If you notice, those aren't workers, it's middle level management. That's where they see AI really coming into play to remove people, is the people who just basically sell thinking, but not the people actually doing the tasks at hand. UPS's layoff isn't drivers, it's middle management. So what happens when you lose all those middle management jobs?
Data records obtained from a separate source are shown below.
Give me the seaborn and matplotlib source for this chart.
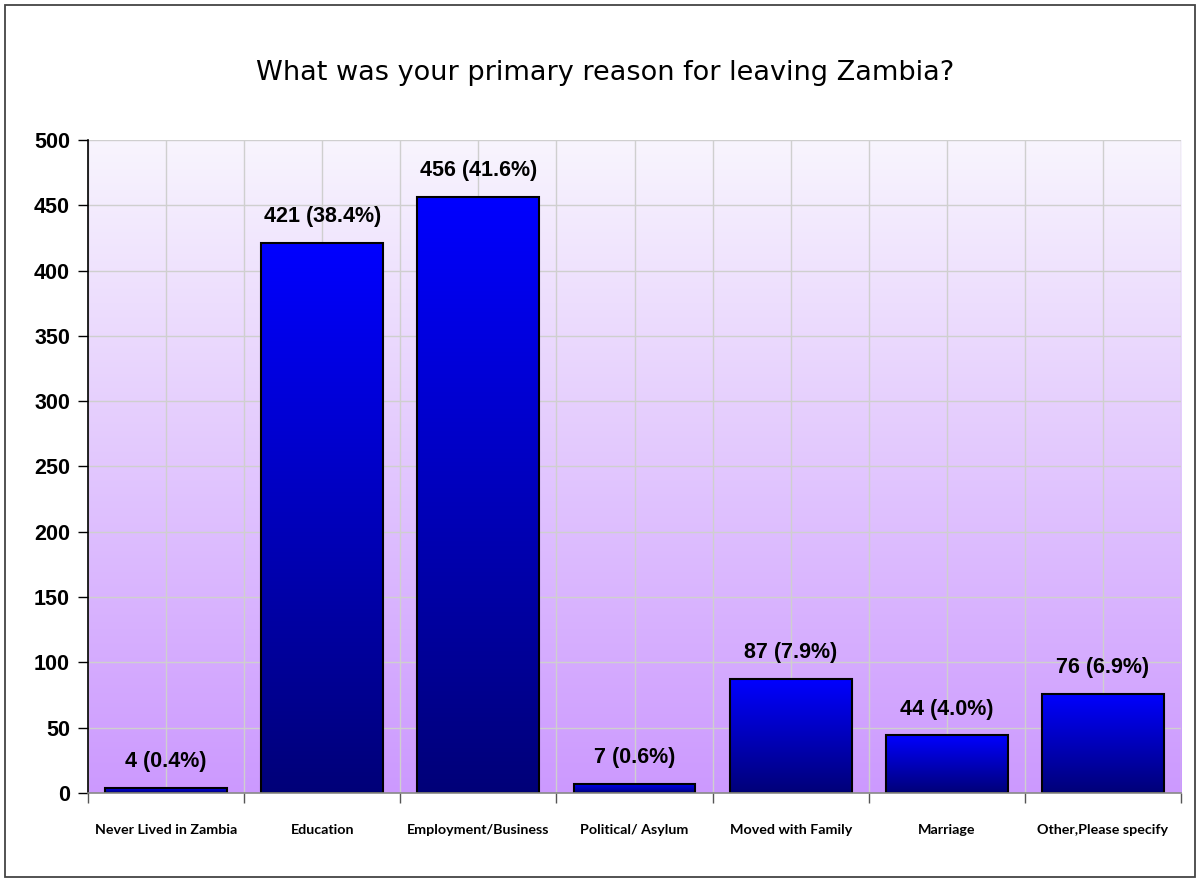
import numpy as np
import pandas as pd
import matplotlib
matplotlib.use("Agg")
import matplotlib.pyplot as plt
from matplotlib.colors import LinearSegmentedColormap
from matplotlib.patches import Rectangle
import seaborn as sns

# donnees
reasons = ["Never Lived in Zambia", "Education", "Employment/Business",
           "Political/ Asylum", "Moved with Family", "Marriage",
           "Other,Please specify"]
counts = [4, 421, 456, 7, 87, 44, 76]
pcts = [0.4, 38.4, 41.6, 0.6, 7.9, 4.0, 6.9]

df = pd.DataFrame({"reason": reasons, "count": counts})

sns.set_style("white")
plt.rcParams["font.family"] = ["Liberation Sans", "DejaVu Sans"]
plt.rcParams["text.color"] = "black"
plt.rcParams["xtick.labelcolor"] = "black"
plt.rcParams["ytick.labelcolor"] = "black"

fig = plt.figure(figsize=(11.99, 8.8), dpi=100)
ax = fig.add_axes([0.0734, 0.0989, 0.9116, 0.7421])

sns.barplot(data=df, x="reason", y="count", width=0.78, color="blue",
            edgecolor="black", linewidth=1.5, ax=ax)

# fond en degrade (blanc -> lavande)
bg_cmap = LinearSegmentedColormap.from_list("bg", ["#CC99FF", "#F8F5FD"])
bg = np.linspace(1, 0, 256).reshape(-1, 1)
ax.imshow(bg, extent=[-0.5, 6.5, 0, 500], aspect="auto", cmap=bg_cmap,
          zorder=0, interpolation="bicubic")

# degrade dans chaque barre (bleu en haut, marine en bas)
bar_cmap = LinearSegmentedColormap.from_list("bar", ["#000078", "#0000FF"])
grad = np.linspace(1, 0, 256).reshape(-1, 1)
for p in ax.patches:
    x0, w, h = p.get_x(), p.get_width(), p.get_height()
    ax.imshow(grad, extent=[x0, x0 + w, 0, h], aspect="auto", cmap=bar_cmap,
              zorder=1.5, interpolation="bicubic")
    p.set_facecolor("none")
    p.set_zorder(2)

# etiquettes des barres
for i, (c, pc) in enumerate(zip(counts, pcts)):
    ax.annotate(f"{c} ({pc:.1f}%)", xy=(i, c), xytext=(0, 19),
                textcoords="offset points", ha="center", va="center",
                fontsize=15.5, fontweight="bold", color="black")

ax.set_xlim(-0.5, 6.5)
ax.set_ylim(0, 500)
ax.set_yticks(np.arange(0, 501, 50))
ax.set_xticks(np.arange(-0.5, 7, 1), minor=True)

ax.set_axisbelow(True)
ax.grid(True, which="both", color="#CFCFCF", linewidth=1)

ax.tick_params(axis="y", which="major", direction="out", length=7,
               width=1, color="black", labelsize=15.5, pad=6, left=True)
for lab in ax.get_yticklabels():
    lab.set_fontweight("bold")
ax.tick_params(axis="x", which="major", length=0, pad=22)
ax.tick_params(axis="x", which="minor", direction="out", length=7,
               width=1, color="#555555", bottom=True)
for lab in ax.get_xticklabels():
    lab.set_fontfamily(["Lato", "DejaVu Sans"])
    lab.set_fontweight("bold")
    lab.set_fontsize(10.3)

ax.set_xlabel("")
ax.set_ylabel("")

for s in ["top", "right"]:
    ax.spines[s].set_visible(False)
ax.spines["left"].set_color("black")
ax.spines["left"].set_linewidth(1.2)
ax.spines["bottom"].set_color("#888888")
ax.spines["bottom"].set_linewidth(1.2)

fig.text(0.505, 0.917, "What was your primary reason for leaving Zambia?",
         ha="center", va="center", fontsize=19.5, family="DejaVu Sans",
         color="black")

# cadre autour de la figure
fig.patches.append(Rectangle((0.004, 0.003), 0.993, 0.991, fill=False,
                             edgecolor="#444444", linewidth=1.3,
                             transform=fig.transFigure, figure=fig))

fig.savefig("out.png", dpi=100)
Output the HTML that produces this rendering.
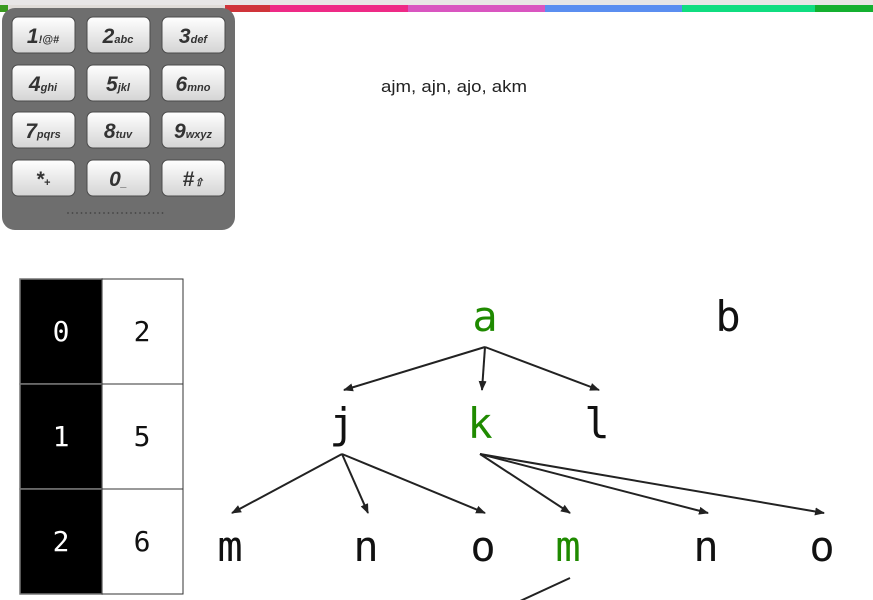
<!DOCTYPE html>
<html><head><meta charset="utf-8"><style>
html,body{margin:0;padding:0;background:#fff;width:873px;height:600px;overflow:hidden}
svg{display:block}
.mono{font-family:"DejaVu Sans Mono","Liberation Mono",monospace}
</style></head><body>
<svg width="873" height="600" viewBox="0 0 873 600">
<defs>
<marker id="ah" viewBox="0 0 10 10" refX="9" refY="5" markerWidth="5" markerHeight="5" orient="auto"><path d="M0,1 L10,5 L0,9 z" fill="#222"/></marker>
<linearGradient id="kg" x1="0" y1="0" x2="0" y2="1"><stop offset="0" stop-color="#ffffff"/><stop offset="1" stop-color="#d4d4d4"/></linearGradient>
</defs>
<rect x="0" y="0" width="873" height="5" fill="#e8e6e6"/>
<g id="colorbar"></g>
<rect x="2" y="8" width="233" height="222" rx="13" fill="#6e6e6e"/>
<g id="keys"></g>
<text x="381" y="92" font-family="Liberation Sans, sans-serif" font-size="17" fill="#222" textLength="146" lengthAdjust="spacingAndGlyphs">ajm, ajn, ajo, akm</text>
<g id="table"></g>
<g id="tree"></g>
</svg>
<script>
const NS="http://www.w3.org/2000/svg";
function mk(t,a,p){const e=document.createElementNS(NS,t);for(const k in a)e.setAttribute(k,a[k]);p.appendChild(e);return e;}
const barColors=["#3a9a20","#e0dcd8","#d0343a","#ee2a86","#d955c0","#5b8ef0","#10dd80","#14b030"];
const barStops=[0,8,225,270,408,545,682,815,873];
const cb=document.getElementById('colorbar');
for(let i=0;i<barColors.length;i++){const r=mk('rect',{x:barStops[i],y:5,width:barStops[i+1]-barStops[i],height:7,fill:barColors[i]},cb);

}
const keyMain=["1","2","3","4","5","6","7","8","9","*","0","#"];
const keySub=["!@#","abc","def","ghi","jkl","mno","pqrs","tuv","wxyz","+","_","⇧"];
const kg=document.getElementById('keys');
const colX=[12,87,162],rowY=[17,65,112,160];
keyMain.forEach((m,i)=>{const x=colX[i%3],y=rowY[Math.floor(i/3)];
const g=mk('g',{},kg);


mk('rect',{x:x,y:y,width:63,height:36,rx:6,fill:'url(#kg)',stroke:'#4a4a4a','stroke-width':1},g);
const t=mk('text',{x:x+31,y:y+26,'text-anchor':'middle','font-family':'Liberation Sans, sans-serif','font-weight':'bold','font-style':'italic',fill:'#333'},g);
const a=mk('tspan',{'font-size':21},t);a.textContent=m;
const b=mk('tspan',{'font-size':11},t);b.textContent=keySub[i];});
for(let i=0;i<22;i++){const d=mk('circle',{cx:68+i*4.5,cy:213,r:0.9,fill:'#444'},kg);

}
const tIdx=["0","1","2"],tVal=["2","5","6"];
const tb=document.getElementById('table');
const rY=[279,384,489];
tIdx.forEach((v,i)=>{const y=rY[i];
const c1=mk('rect',{x:20,y:y,width:82,height:105,fill:'#000',stroke:'#777','stroke-width':1.5},tb);


const c2=mk('rect',{x:102,y:y,width:81,height:105,fill:'#fff',stroke:'#333','stroke-width':1},tb);


const t1=mk('text',{x:61,y:y+62,'text-anchor':'middle','font-size':28,fill:'#fff',class:'mono'},tb);t1.textContent=v;


const t2=mk('text',{x:142,y:y+62,'text-anchor':'middle','font-size':28,fill:'#111',class:'mono'},tb);t2.textContent=tVal[i];

});
const nodeLabels=["a","b","j","k","l","m","n","o","m","n","o"];
const nodeX=[485,728,342,480,597,230,366,483,568,706,822];
const nodeY=[331,331,438,438,438,561,561,561,561,561,561];
const nodeGreen=[1,0,0,1,0,0,0,0,1,0,0];
const edges=[[0,2],[0,3],[0,4],[2,5],[2,6],[2,7],[3,8],[3,9],[3,10]];
const tr=document.getElementById('tree');
edges.forEach(([p,c])=>{const l=mk('line',{x1:nodeX[p],y1:nodeY[p]+16,x2:nodeX[c]+2,y2:nodeY[c]-48,stroke:'#222','stroke-width':2,'marker-end':'url(#ah)'},tr);

});
const tail=mk('line',{x1:570,y1:578,x2:518,y2:602,stroke:'#222','stroke-width':2},tr);


nodeLabels.forEach((s,i)=>{const t=mk('text',{x:nodeX[i],y:nodeY[i],'text-anchor':'middle','font-size':42,fill:nodeGreen[i]?'#1f8a00':'#111',class:'mono'},tr);
t.textContent=s;

});
</script>
</body></html>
Interest rates go down a whole lot. Stocks go down the toilet for maybe a decade. A couple things will occur. Number one, a huge demand for affordable housing that goes right into the wheelhouse of the mobile home park industry. Lower mortgage rates. Again, perfect for mobile home park owners. And yet we escape a lot of the carnage because it will be the higher end wage earners and their housing that was really impacted. There's $400,000 single family homes, the 2,000 a month class A apartments, that's who will be hammered. But mobile home park owners, being the dollar tree of housing, should get along just fine. Now, I may be wrong, and maybe we're not like 1999, maybe we're forging some new era in economics. But I warn you, if you look at America historically in the world, you see it is always run on cycles. There have always been very predictable cycles with very predictable units of measurement for when you've reached the summit of the mountain and you're about to go down and we're already there. This is Frank Rolfe with the Mobile Home Park Mastery podcast. Hope you enjoyed this. Talk to you again soon.